4- Davacı vekilinin ıslah yoluyla dava konusu miktarları artırmasının ardından davalı vekili zamanaşımı defini ileri sürmüştür. Mahkemece bu yönde bir değerlendirme yapılmamış, zamanaşımı defi bakımından bilirkişiden ek hesap raporu alınmamıştır. Kararın bu yönden de bozulması gerekmiştir.
5-Mahkemece, hüküm altına alınan işçilik alacaklarına bankalarca mevduata uygulanan en yüksek faize göre karar verilmiştir. Davacının tabi olduğu 5953 sayılı Yasada sözü edilen faize yer verilmemiştir. Yasal faiz yerine bankalarca mevduata uygulanan en yüksek faize karar verilmesi hatalıdır.

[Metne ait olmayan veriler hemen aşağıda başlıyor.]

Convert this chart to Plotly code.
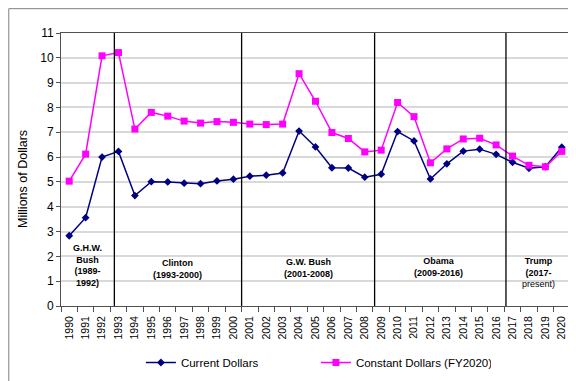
import plotly.graph_objects as go

years = list(range(1990, 2021))
current_dollars = [2.83, 3.56, 6.00, 6.23, 4.45, 5.01, 5.00, 4.95, 4.93, 5.04,
                   5.11, 5.23, 5.27, 5.36, 7.05, 6.41, 5.57, 5.56, 5.19, 5.31,
                   7.03, 6.65, 5.12, 5.73, 6.24, 6.32, 6.11, 5.79, 5.55, 5.61, 6.40]
constant_dollars = [5.03, 6.12, 10.08, 10.21, 7.13, 7.80, 7.65, 7.45, 7.37, 7.43,
                    7.40, 7.33, 7.31, 7.33, 9.36, 8.25, 6.99, 6.75, 6.21, 6.28,
                    8.20, 7.63, 5.77, 6.33, 6.73, 6.76, 6.49, 6.04, 5.67, 5.61, 6.23]
term_dividers = [1992.75, 2000.5, 2008.6, 2016.6]
term_labels = ["<b>G.H.W.<br>Bush<br>(1989-<br>1992)</b>",
               "<b>Clinton<br>(1993-2000)</b>",
               "<b>G.W. Bush<br>(2001-2008)</b>",
               "<b>Obama<br>(2009-2016)</b>",
               "<b>Trump<br>(2017-</b><br>present)"]
term_label_x = [1991.1, 1996.6, 2004.6, 2012.5, 2018.6]
term_label_y = [1.64, 1.5, 1.52, 1.58, 1.34]

FONT = "Liberation Sans, Arial, sans-serif"

fig = go.Figure()
fig.add_trace(go.Scatter(
    x=years, y=current_dollars, name="Current Dollars", mode="lines+markers",
    line=dict(color="#000080", width=1.5),
    marker=dict(symbol="diamond", size=6, color="#000080")))
fig.add_trace(go.Scatter(
    x=years, y=constant_dollars, name="Constant Dollars (FY2020)", mode="lines+markers",
    line=dict(color="#FF00FF", width=1.5),
    marker=dict(symbol="square", size=7, color="#FF00FF")))

for xd in term_dividers:
    fig.add_shape(type="line", xref="x", yref="paper", x0=xd, x1=xd, y0=0, y1=1,
                  line=dict(color="black", width=1.3))

for t, xx, yy in zip(term_labels, term_label_x, term_label_y):
    fig.add_annotation(x=xx, y=yy, xref="x", yref="y", text=t, showarrow=False,
                       font=dict(family=FONT, size=9, color="black"),
                       xanchor="center", yanchor="middle", align="center")

# y-axis title
fig.add_annotation(x=-0.075, y=0.465, xref="paper", yref="paper",
                   text="Millions of Dollars", textangle=-90, showarrow=False,
                   font=dict(family=FONT, size=12.5, color="black"),
                   xanchor="center", yanchor="middle")

# outer chart border
fig.add_shape(type="rect", xref="paper", yref="paper",
              x0=(0.5 - 52.7) / 508.9, x1=(568 - 52.7) / 508.9,
              y0=(300 - 379.5) / 275, y1=(300 - 0.5) / 275,
              line=dict(color="#808080", width=1), layer="below")

minor_ticks = [y - 0.5 for y in years] + [years[-1] + 0.5]

fig.update_layout(
    width=576, height=381,
    margin=dict(l=52.7, r=14.4, t=25, b=81),
    paper_bgcolor="white", plot_bgcolor="white",
    font=dict(family=FONT, color="black"),
    showlegend=True,
    legend=dict(orientation="h", x=0.157, y=-0.207, xanchor="left", yanchor="middle",
                font=dict(family=FONT, size=11.5, color="black"),
                entrywidth=130, entrywidthmode="pixels",
                bgcolor="rgba(0,0,0,0)"),
    xaxis=dict(range=[1989.5, 2020.5], tickmode="array", tickvals=years,
               ticktext=[str(y) for y in years], tickangle=-90,
               tickfont=dict(family=FONT, size=10.5, color="black"),
               ticks="outside", ticklen=5, tickcolor="rgba(0,0,0,0)",
               showgrid=False, zeroline=False,
               showline=True, linecolor="#505050", linewidth=1, mirror=True,
               minor=dict(tickmode="array", tickvals=minor_ticks, ticks="outside",
                          ticklen=5, tickcolor="#505050", showgrid=False)),
    yaxis=dict(range=[0, 11], tickmode="linear", tick0=0, dtick=1,
               tickfont=dict(family=FONT, size=12, color="black"),
               ticks="outside", ticklen=4, tickcolor="#505050",
               showgrid=True, gridcolor="#d9d9d9", gridwidth=1.5,
               zeroline=False,
               showline=True, linecolor="#505050", linewidth=1, mirror=True),
)

fig.write_html("out.html")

Sonuç: Temyiz olunan kararın, yukarıda yazılı sebeplerle BOZULMASINA, davacı yararına takdir edilen 1.100.00 TL duruşma avukatlık parasının davalıya, davalı yararına takdir edilen 1.100.00 TL duruşma avukatlık parasının da davacıya yükletilmesine, peşin alınan temyiz harcının istek halinde ilgiliye iadesine 15.04.2014 tarihinde oybirliğiyle karar verildi.